UCISA Executive meeting in London last Thursday. I'm getting used to the early morning trains to London now, but I still find the lack of connectivity frustrating - even the phone signal isn't enough to have a reasonable conversation for any length of time. Not that I usually want to in public of course, but getting and sending the odd email would be nice!
As a membership organisation, UCISA has a responsibility to help its members, and one of the main things we discussed was how we could help in these times of financial constraint. All of our organisations are reporting it as their main concern, but it isn't up to us to tell IT departments how to save money or manage themselves. What we can do however is give advice and share good ideas and best practice. A recent UCISA seminar on How to reduce Your Infrastructure Costs for example had presentations from a number of organisations, including how Westminster University estimate they have saved £1m by outsourcing their email, personal storage and productivity apps to Google, savings to be gained on printing, and a keynote from a Gartner analyst. All of the presentations are on the web site.
We discussed what other things we could do, other events we might organise for example, including tips on renegotiating contracts, showing the value of IT, outsourcing and outhosting options. As I've said before, the government is very keen on shared services at the moment and one of the areas we touched on is IT as a shared service within the institution. Many of us who run relatively centralised IT departments are still aware of the many IT support staff out there in departments, file servers lurking in corners, IT staff re-inventing the wheel as they write their own systems for doing things instead of using centrally provided ones. Surely, we need to look at IT spend across the institution, and look for efficiencies in how we provide it, which will mean bringing distributed staff into bigger teams, physically located still in departments but with a much closer relationship with the central IT department.
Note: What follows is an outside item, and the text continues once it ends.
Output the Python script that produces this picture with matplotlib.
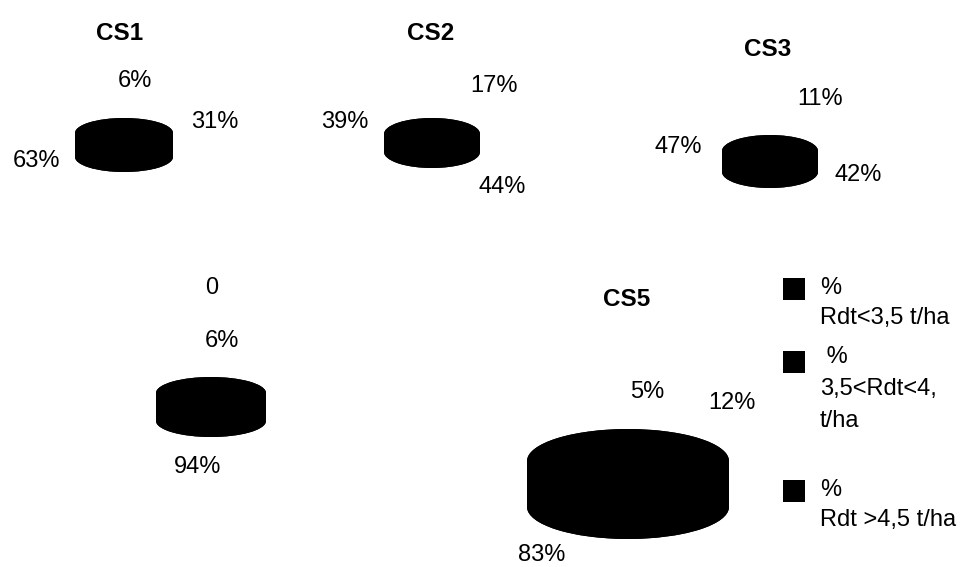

We touched on a number of other topics, including a forthcoming meeting with the Chair of AUDE (Association of University Directors of Estates), where we're going to discuss a number of areas of overlap between IT departments and estates departments - more next week after the meeting.
We also were brought up to date on the Digital Economy Act and the effect on us. The more I look at this, the more of a mess it is, and the more I think we should be using the Government's web site to vote to repeal it! Peter Tinson wrote a good blog post back in May about the next steps for the Act. basically, the consultation on the cost of implementing the measures in the Act has now finished - both JANET and UCISA responded, and now the consultation is on Ofcom's code of practice. This initially focuses on ISPs with over 400,000 subscribers. There is still no clarity on what an ISP is, and whether University's (or even JANET), are ISPs. So, watch this space - I'll post on news on this Act as I get it.
2 comments:
Where could UCISA help me?
"running events with tips on renegotiating contracts, showing the value of IT, outsourcing and outhosting options" - such events are valuable, but I'd love it if you could do even more.
Rather than giving us tips on negotiating contracts for outsourced services - can you negotiate a shared model contract for the whole sector? Rather than each university spending several months with its lawyers negotiating with Google or Microsoft, can you do this once on behalf of all of us?
Once upon a time Eduserv Chest did this sort of thing for packaged software - can we have a similar initiative for Software As A Service?
Call it the .ac.uk cloud, like the US federal apps.gov - has a certain ring to it...
Great suggestion Nick, and something we did discuss. I think we did agree to look at this - will check, and if not, will suggest.